Good luck, Discovery

This post is more than 3 years old.

I always get excited when a new NASA mission comes around, and 3:51 PM EDT tomorrow is the scheduled launch of STS-114, Space Shuttle Discovery. It is of course a milestone for NASA to be launching its first shuttle since Columbia, but I find each launch to be pretty amazing in its own right. As a geek, I can appreciate (read: drool over) the incredible technological complexities that go into making it happen. As a science fiction fan and observer of human evolution, I can appreciate the role that space exploration plays in inspiring and pushing our strange existence on this puny little planet to new heights. I have fond memories of a family vacation when we toured the Kennedy Space Center, and just the physical enormity of the undertaking left an impression, not to mention the impacts of its successes and failures.

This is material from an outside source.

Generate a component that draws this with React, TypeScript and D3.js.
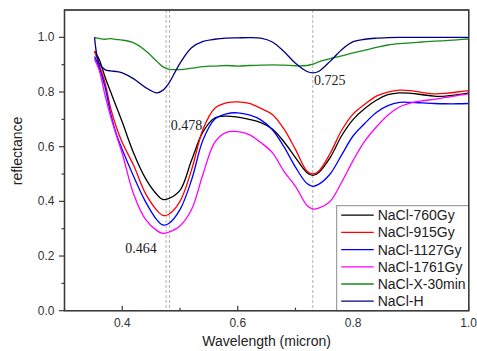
import React from "react";
import * as d3 from "d3";

const wavelength = [0.352, 0.36, 0.37, 0.38, 0.39, 0.40, 0.42, 0.44, 0.46, 0.47, 0.48, 0.50, 0.52, 0.54, 0.56, 0.58, 0.60, 0.62, 0.64, 0.66, 0.68, 0.70, 0.72, 0.73, 0.74, 0.76, 0.78, 0.80, 0.82, 0.84, 0.86, 0.88, 0.90, 0.92, 0.94, 0.96, 0.98, 1.0];

const nacl760 = [0.95, 0.92, 0.856, 0.80, 0.745, 0.69, 0.575, 0.485, 0.425, 0.407, 0.41, 0.44, 0.55, 0.655, 0.705, 0.712, 0.708, 0.70, 0.688, 0.665, 0.618, 0.56, 0.505, 0.495, 0.505, 0.56, 0.64, 0.70, 0.74, 0.77, 0.79, 0.797, 0.795, 0.79, 0.785, 0.785, 0.79, 0.797];
const nacl915 = [0.95, 0.90, 0.835, 0.74, 0.67, 0.615, 0.53, 0.43, 0.367, 0.349, 0.352, 0.40, 0.515, 0.665, 0.74, 0.76, 0.764, 0.758, 0.74, 0.718, 0.665, 0.59, 0.51, 0.50, 0.51, 0.575, 0.66, 0.72, 0.755, 0.785, 0.80, 0.807, 0.805, 0.798, 0.793, 0.795, 0.80, 0.805];
const nacl1127 = [0.93, 0.89, 0.82, 0.72, 0.645, 0.59, 0.49, 0.40, 0.332, 0.314, 0.318, 0.37, 0.478, 0.625, 0.70, 0.72, 0.724, 0.716, 0.698, 0.662, 0.60, 0.525, 0.465, 0.455, 0.462, 0.50, 0.57, 0.64, 0.685, 0.725, 0.75, 0.762, 0.762, 0.76, 0.758, 0.757, 0.757, 0.758];
const nacl1761 = [0.92, 0.88, 0.79, 0.71, 0.64, 0.575, 0.425, 0.335, 0.293, 0.283, 0.287, 0.31, 0.37, 0.50, 0.615, 0.652, 0.655, 0.644, 0.615, 0.578, 0.51, 0.455, 0.385, 0.372, 0.375, 0.40, 0.47, 0.55, 0.62, 0.672, 0.715, 0.745, 0.76, 0.768, 0.773, 0.78, 0.787, 0.793];
const naclX30 = [1.0, 0.996, 0.993, 0.995, 0.992, 0.99, 0.98, 0.952, 0.912, 0.893, 0.884, 0.882, 0.887, 0.893, 0.895, 0.897, 0.895, 0.897, 0.898, 0.899, 0.898, 0.896, 0.897, 0.902, 0.91, 0.922, 0.932, 0.943, 0.953, 0.963, 0.972, 0.977, 0.98, 0.983, 0.986, 0.988, 0.991, 0.994];
const naclH = [1.0, 0.905, 0.882, 0.877, 0.875, 0.87, 0.848, 0.817, 0.797, 0.806, 0.83, 0.905, 0.962, 0.985, 0.993, 0.997, 0.998, 0.999, 0.997, 0.983, 0.948, 0.905, 0.875, 0.87, 0.875, 0.912, 0.955, 0.984, 0.993, 0.997, 0.999, 1.0, 1.0, 1.0, 1.0, 1.0, 1.0, 1.0];

const seriesNames = ["NaCl-760Gy", "NaCl-915Gy", "NaCl-1127Gy", "NaCl-1761Gy", "NaCl-X-30min", "NaCl-H"];
const seriesValues = [nacl760, nacl915, nacl1127, nacl1761, naclX30, naclH];
const seriesColors = ["#000000", "#ff0000", "#0000ff", "#ff00ff", "#1a8a1a", "#000080"];

const xTicks = [0.4, 0.6, 0.8, 1.0];
const xMinorTicks = [0.3, 0.5, 0.7, 0.9];
const yTicks = [0.0, 0.2, 0.4, 0.6, 0.8, 1.0];
const yMinorTicks = [0.1, 0.3, 0.5, 0.7, 0.9];

const markerLines = [0.476, 0.482, 0.730];
const annotations = [
  { text: "0.478", x: 0.484, y: 0.66 },
  { text: "0.464", x: 0.405, y: 0.21 },
  { text: "0.725", x: 0.732, y: 0.825 },
];

const W = 477, H = 351;
const M = { left: 64.5, top: 10, right: 8.3, bottom: 40.3 };

export default function App() {
  const iw = W - M.left - M.right;
  const ih = H - M.top - M.bottom;
  const x = d3.scaleLinear().domain([0.3, 1.0]).range([0, iw]);
  const y = d3.scaleLinear().domain([0, 1.1]).range([ih, 0]);
  const line = d3
    .line<[number, number]>()
    .x((d) => x(d[0]))
    .y((d) => y(d[1]))
    .curve(d3.curveCatmullRom.alpha(0.5));

  const axisColor = "#3a3a3a";
  const sans = "'Liberation Sans', Arial, sans-serif";
  const serif = "'Liberation Serif', 'Times New Roman', serif";

  const legendX = 272.2;
  const legendY = 195.7;
  const rowH = 17.2;

  return (
    <svg width={W} height={H} style={{ position: "absolute", left: 0, top: 0 }}>
      <rect width={W} height={H} fill="#fff" />
      <g transform={`translate(${M.left},${M.top})`}>
        {markerLines.map((m, i) => (
          <line key={i} x1={x(m)} x2={x(m)} y1={0} y2={ih} stroke="#b0b0b0" strokeWidth={1} strokeDasharray="3,2" />
        ))}
        {seriesValues.map((vals, si) => (
          <path
            key={si}
            d={line(wavelength.map((w, i) => [w, vals[i]] as [number, number])) || ""}
            fill="none"
            stroke={seriesColors[si]}
            strokeWidth={1.3}
          />
        ))}
        {annotations.map((a, i) => (
          <text key={i} x={x(a.x)} y={y(a.y)} fontFamily={serif} fontSize={14} fill="#222">
            {a.text}
          </text>
        ))}
        {/* frame */}
        <rect x={0} y={0} width={iw} height={ih} fill="none" stroke={axisColor} strokeWidth={1.3} />
        {/* x ticks (inward) */}
        {xTicks.map((t) => (
          <g key={t}>
            <line x1={x(t)} x2={x(t)} y1={ih} y2={ih - 5} stroke={axisColor} strokeWidth={1.2} />
            <text x={x(t)} y={ih + 16} textAnchor="middle" fontFamily={sans} fontSize={12} fill="#333">
              {t.toFixed(1)}
            </text>
          </g>
        ))}
        {xMinorTicks.map((t) => (
          <line key={t} x1={x(t)} x2={x(t)} y1={ih} y2={ih - 3} stroke={axisColor} strokeWidth={1.2} />
        ))}
        {/* y ticks (outward) */}
        {yTicks.map((t) => (
          <g key={t}>
            <line x1={-5.5} x2={0} y1={y(t)} y2={y(t)} stroke={axisColor} strokeWidth={1.2} />
            <text x={-10} y={y(t) + 4} textAnchor="end" fontFamily={sans} fontSize={12} fill="#333">
              {t.toFixed(1)}
            </text>
          </g>
        ))}
        {yMinorTicks.map((t) => (
          <line key={t} x1={-3} x2={0} y1={y(t)} y2={y(t)} stroke={axisColor} strokeWidth={1.2} />
        ))}
        {/* legend */}
        <rect x={legendX} y={legendY} width={iw - legendX} height={ih - legendY} fill="#fff" stroke="#8a8a8a" strokeWidth={1} />
        {seriesNames.map((n, i) => {
          const cy = legendY + 9.5 + i * rowH;
          return (
            <g key={n}>
              <line x1={legendX + 4.5} x2={legendX + 37} y1={cy} y2={cy} stroke={seriesColors[i]} strokeWidth={1.3} />
              <text x={legendX + 41} y={cy + 5} fontFamily={sans} fontSize={14} fill="#222">
                {n}
              </text>
            </g>
          );
        })}
        <rect x={0} y={0} width={iw} height={ih} fill="none" stroke={axisColor} strokeWidth={1.3} />
      </g>
      <text x={M.left + iw / 2} y={346} textAnchor="middle" fontFamily={sans} fontSize={14} fill="#222">
        Wavelength (micron)
      </text>
      <text transform={`translate(22,151) rotate(-90)`} textAnchor="middle" fontFamily={sans} fontSize={14} fill="#222">
        reflectance
      </text>
    </svg>
  );
}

I also remember a cool summer night long ago in Cincinnati, walking with my father in the park behind our house, and noticing the lights on in the Observatory Center located there. We tentatively walked up to the door and poked our heads in and looked around, and saw a bunch of scientists gathered around a huge telescope. Someone said, "Hey, we're watching the Shuttle, want to see it?" I almost couldn't believe my eyes as we watched the ship fly overhead through the lens; it looked like a small white car flying through the night. The imagery was impressive, but the thoughts it stirred up in my head were indescribable.

Moments like that one and others that followed have made space flight personally worth it to me, but I'm fully aware that many find this use of taxpayer dollars to be troublesome, to say the least, and ask why we're spending hundreds of millions of dollars sampling dust on Mars when we can't create a just and peaceful existence on our own world. I don't have a good answer for that, or at least not a simple one, but I do know that as long as there are absurdly misplaced priorities governing how we use our resources on planet Earth, I'm glad that reaching out into space is one of them. The perspective we gain on our own existence is significant, and what it says about our capabilities and dreams as a species, for better or worse, is amazing.